- City: Oakland, California
- Founded: 1993
- Home arena: Oakland–Alameda County Coliseum Arena (1993 - 1995) Henry J. Kaiser Arena (1996)
- Colors: Blue, Gold, White (1993) Purple, Jade, Black, White (1994 - 1996)
- Murphy Cups: None
- Conference Championships: None
- Division Championships: None

Franchise history
- Oakland Skates (1993 - 1996)

= Oakland Skates =

The Oakland Skates were a professional roller hockey team and were a member team in Roller Hockey International (RHI) from 1993 through 1996. In 1993 the Skates were a finalist for the RHI league championship, named the Murphy Cup, for one of the league founders, Dennis Murphy, losing to the Anaheim Bullfrogs. After two mediocre seasons in 1994 and 1995 the Skates returned to the playoffs in 1996 losing to the Vancouver Voodoo.
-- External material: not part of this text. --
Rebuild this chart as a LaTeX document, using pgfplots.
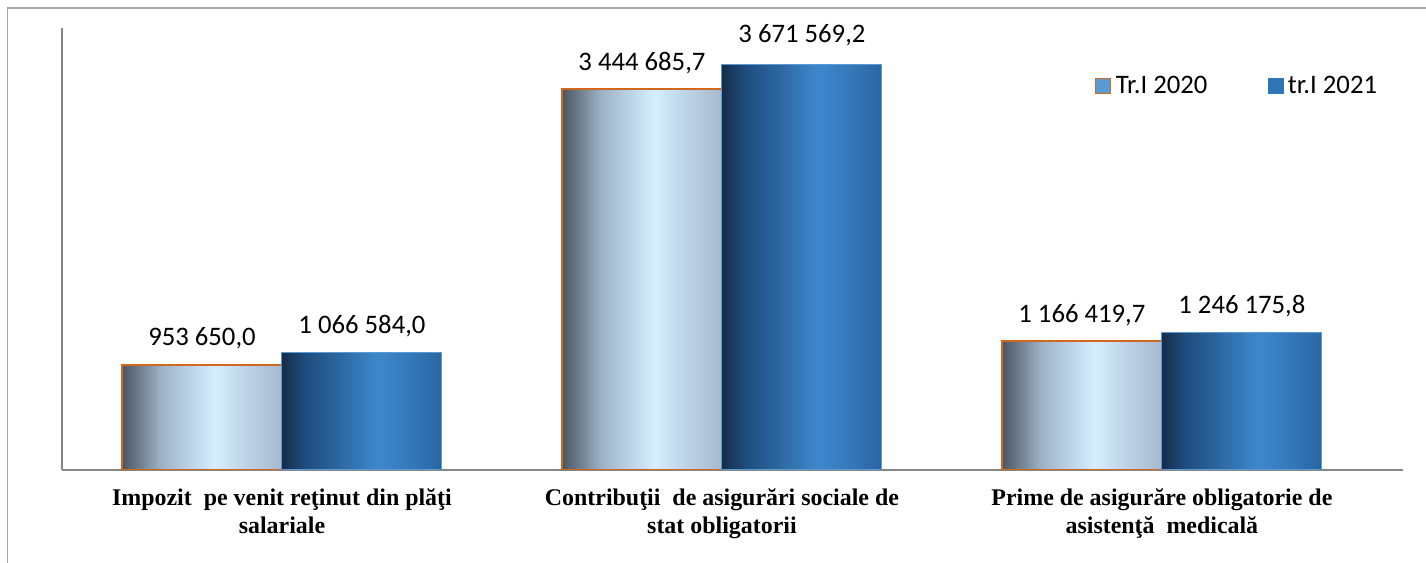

The Skates played their home games in Oakland, California at the Oakland–Alameda County Coliseum Arena from 1993 until 1995, until having to move to the Henry J. Kaiser Arena in 1996 due to the remodeling of the Oakland–Alameda County Coliseum arena (now called Oakland Arena) for the Golden State Warriors. Skates majority owner Murray Simkin was unwilling to keep the Skates in their temporary home (which opened in 1914) for another season, waiting for the arena remodeling to finish and went on league "hiatus" status after the 1996 season. The team never returned to play.

The Skates qualified for the playoffs for the Murphy Cup in 1993 making it to the finals by beating St. Louis and Calgary before being swept by Anaheim in a two-game series, losing the final by a 9-4 score. In 1994 they didn't make the playoffs in the expanded league of 24 teams. The 1995 season saw a contraction of the league to 18 teams with the Skates finishing 2nd in their division (with a record of 10-10-4 after a 1-6 start) and qualifying for the playoff again but losing in the first round to the Vancouver VooDoo by a score of 10-4. Their cross bay rivals the San Jose Rhino's ended up winning the title against Montreal. In 1996, the team made it to the playoffs, but were knocked off by Vancouver for a second consecutive season, losing by a score of 12-3.